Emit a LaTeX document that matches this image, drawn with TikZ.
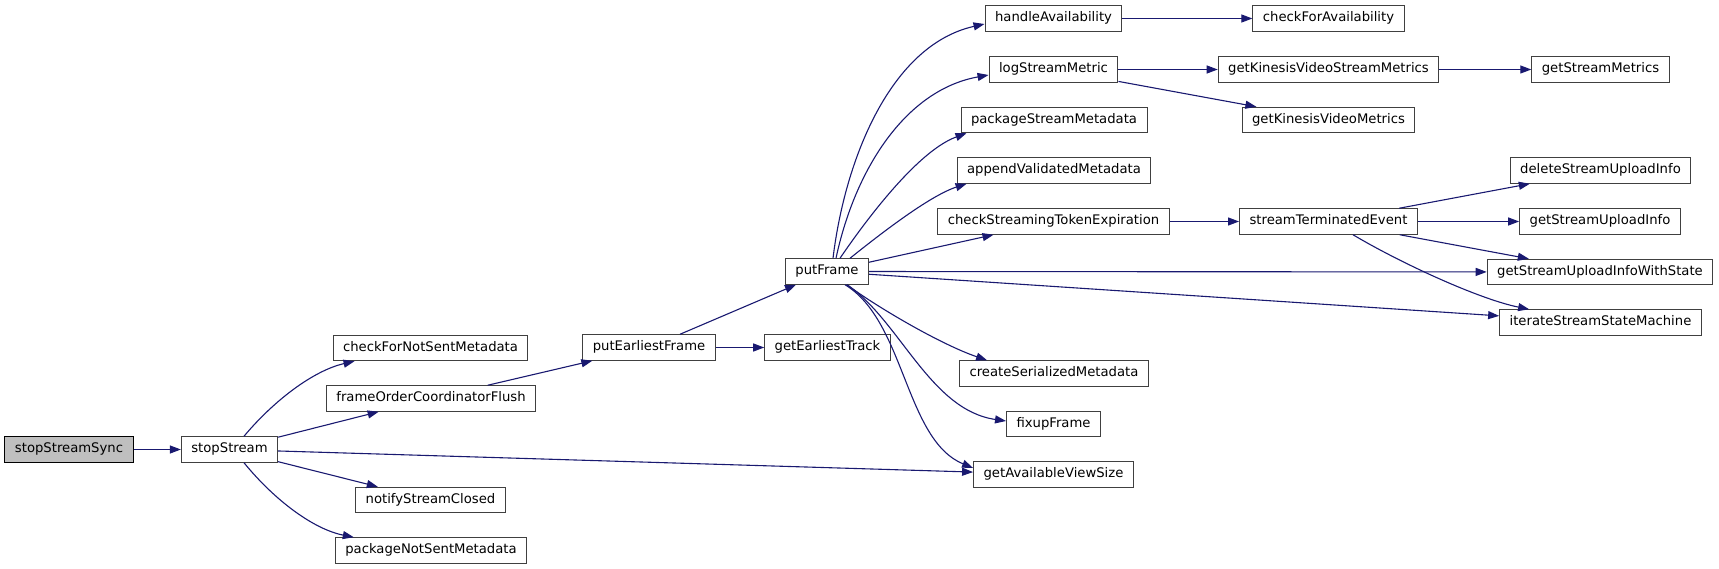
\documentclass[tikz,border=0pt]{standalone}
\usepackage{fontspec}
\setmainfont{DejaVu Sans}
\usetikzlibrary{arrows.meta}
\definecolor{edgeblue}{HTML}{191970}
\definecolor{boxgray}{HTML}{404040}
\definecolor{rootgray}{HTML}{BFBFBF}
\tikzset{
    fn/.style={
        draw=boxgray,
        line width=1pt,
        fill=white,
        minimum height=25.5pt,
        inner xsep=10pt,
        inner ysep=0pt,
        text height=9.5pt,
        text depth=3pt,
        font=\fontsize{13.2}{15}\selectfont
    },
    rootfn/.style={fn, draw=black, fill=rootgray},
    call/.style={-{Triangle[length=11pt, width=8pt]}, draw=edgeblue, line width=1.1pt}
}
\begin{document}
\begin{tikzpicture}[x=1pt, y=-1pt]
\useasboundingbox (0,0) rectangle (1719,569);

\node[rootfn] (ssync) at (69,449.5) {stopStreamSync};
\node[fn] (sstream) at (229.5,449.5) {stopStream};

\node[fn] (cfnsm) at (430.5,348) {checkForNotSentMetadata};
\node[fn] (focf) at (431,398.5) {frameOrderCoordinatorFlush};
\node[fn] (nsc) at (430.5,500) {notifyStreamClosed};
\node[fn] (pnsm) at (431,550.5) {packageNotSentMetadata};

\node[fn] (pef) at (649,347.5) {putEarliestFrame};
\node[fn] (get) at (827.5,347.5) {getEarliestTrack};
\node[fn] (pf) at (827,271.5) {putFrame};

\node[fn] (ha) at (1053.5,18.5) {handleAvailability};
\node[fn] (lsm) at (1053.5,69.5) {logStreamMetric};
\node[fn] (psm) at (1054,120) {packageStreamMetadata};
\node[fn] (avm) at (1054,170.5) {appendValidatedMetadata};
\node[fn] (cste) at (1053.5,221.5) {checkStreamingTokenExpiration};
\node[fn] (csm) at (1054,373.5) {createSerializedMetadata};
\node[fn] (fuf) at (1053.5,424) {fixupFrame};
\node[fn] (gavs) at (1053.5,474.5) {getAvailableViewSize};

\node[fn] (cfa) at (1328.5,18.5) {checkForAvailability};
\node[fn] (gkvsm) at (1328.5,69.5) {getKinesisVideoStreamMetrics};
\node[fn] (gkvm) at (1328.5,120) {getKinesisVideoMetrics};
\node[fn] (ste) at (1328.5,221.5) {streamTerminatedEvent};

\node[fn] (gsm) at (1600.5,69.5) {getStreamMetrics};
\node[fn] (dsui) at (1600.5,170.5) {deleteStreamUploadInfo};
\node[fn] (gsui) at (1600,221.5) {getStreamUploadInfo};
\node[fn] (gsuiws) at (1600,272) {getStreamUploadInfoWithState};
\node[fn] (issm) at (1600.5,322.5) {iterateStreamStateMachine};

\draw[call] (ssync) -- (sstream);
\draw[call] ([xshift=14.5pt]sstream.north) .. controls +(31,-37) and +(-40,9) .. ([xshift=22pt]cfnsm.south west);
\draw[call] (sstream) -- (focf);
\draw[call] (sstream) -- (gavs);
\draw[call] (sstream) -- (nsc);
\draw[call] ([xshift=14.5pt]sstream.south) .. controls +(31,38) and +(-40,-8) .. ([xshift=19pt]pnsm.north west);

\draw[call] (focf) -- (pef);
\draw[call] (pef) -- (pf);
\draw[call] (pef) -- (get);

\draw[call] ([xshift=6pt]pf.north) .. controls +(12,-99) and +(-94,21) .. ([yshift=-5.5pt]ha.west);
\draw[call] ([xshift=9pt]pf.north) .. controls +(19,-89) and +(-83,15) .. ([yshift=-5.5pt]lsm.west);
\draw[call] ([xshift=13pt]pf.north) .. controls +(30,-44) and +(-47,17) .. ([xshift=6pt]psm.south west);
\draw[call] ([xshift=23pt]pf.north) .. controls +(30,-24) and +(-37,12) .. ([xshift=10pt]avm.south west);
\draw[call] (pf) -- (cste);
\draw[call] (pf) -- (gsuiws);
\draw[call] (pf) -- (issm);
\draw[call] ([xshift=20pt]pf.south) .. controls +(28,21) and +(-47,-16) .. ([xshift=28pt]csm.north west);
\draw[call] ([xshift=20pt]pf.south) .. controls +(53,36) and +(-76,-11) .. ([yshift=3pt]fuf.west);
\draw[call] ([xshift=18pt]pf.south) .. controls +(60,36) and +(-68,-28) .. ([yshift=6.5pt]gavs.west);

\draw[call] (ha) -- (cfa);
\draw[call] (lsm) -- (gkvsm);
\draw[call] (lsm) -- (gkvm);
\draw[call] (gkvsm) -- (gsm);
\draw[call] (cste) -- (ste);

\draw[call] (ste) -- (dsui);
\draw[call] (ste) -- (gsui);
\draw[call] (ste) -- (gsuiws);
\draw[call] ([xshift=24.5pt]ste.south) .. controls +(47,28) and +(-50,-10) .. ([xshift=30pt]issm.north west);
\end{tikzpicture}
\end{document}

▸ WHAT IS EXPECTED:
Quote, exactly and only, the lines from the first line of the data above through the line containing "(issm) at (1600.5,322.5)". The pictures do not belong in it.

▸ FULL RESPONSE:
Emit a LaTeX document that matches this image, drawn with TikZ.
\documentclass[tikz,border=0pt]{standalone}
\usepackage{fontspec}
\setmainfont{DejaVu Sans}
\usetikzlibrary{arrows.meta}
\definecolor{edgeblue}{HTML}{191970}
\definecolor{boxgray}{HTML}{404040}
\definecolor{rootgray}{HTML}{BFBFBF}
\tikzset{
    fn/.style={
        draw=boxgray,
        line width=1pt,
        fill=white,
        minimum height=25.5pt,
        inner xsep=10pt,
        inner ysep=0pt,
        text height=9.5pt,
        text depth=3pt,
        font=\fontsize{13.2}{15}\selectfont
    },
    rootfn/.style={fn, draw=black, fill=rootgray},
    call/.style={-{Triangle[length=11pt, width=8pt]}, draw=edgeblue, line width=1.1pt}
}
\begin{document}
\begin{tikzpicture}[x=1pt, y=-1pt]
\useasboundingbox (0,0) rectangle (1719,569);

\node[rootfn] (ssync) at (69,449.5) {stopStreamSync};
\node[fn] (sstream) at (229.5,449.5) {stopStream};

\node[fn] (cfnsm) at (430.5,348) {checkForNotSentMetadata};
\node[fn] (focf) at (431,398.5) {frameOrderCoordinatorFlush};
\node[fn] (nsc) at (430.5,500) {notifyStreamClosed};
\node[fn] (pnsm) at (431,550.5) {packageNotSentMetadata};

\node[fn] (pef) at (649,347.5) {putEarliestFrame};
\node[fn] (get) at (827.5,347.5) {getEarliestTrack};
\node[fn] (pf) at (827,271.5) {putFrame};

\node[fn] (ha) at (1053.5,18.5) {handleAvailability};
\node[fn] (lsm) at (1053.5,69.5) {logStreamMetric};
\node[fn] (psm) at (1054,120) {packageStreamMetadata};
\node[fn] (avm) at (1054,170.5) {appendValidatedMetadata};
\node[fn] (cste) at (1053.5,221.5) {checkStreamingTokenExpiration};
\node[fn] (csm) at (1054,373.5) {createSerializedMetadata};
\node[fn] (fuf) at (1053.5,424) {fixupFrame};
\node[fn] (gavs) at (1053.5,474.5) {getAvailableViewSize};

\node[fn] (cfa) at (1328.5,18.5) {checkForAvailability};
\node[fn] (gkvsm) at (1328.5,69.5) {getKinesisVideoStreamMetrics};
\node[fn] (gkvm) at (1328.5,120) {getKinesisVideoMetrics};
\node[fn] (ste) at (1328.5,221.5) {streamTerminatedEvent};

\node[fn] (gsm) at (1600.5,69.5) {getStreamMetrics};
\node[fn] (dsui) at (1600.5,170.5) {deleteStreamUploadInfo};
\node[fn] (gsui) at (1600,221.5) {getStreamUploadInfo};
\node[fn] (gsuiws) at (1600,272) {getStreamUploadInfoWithState};
\node[fn] (issm) at (1600.5,322.5) {iterateStreamStateMachine};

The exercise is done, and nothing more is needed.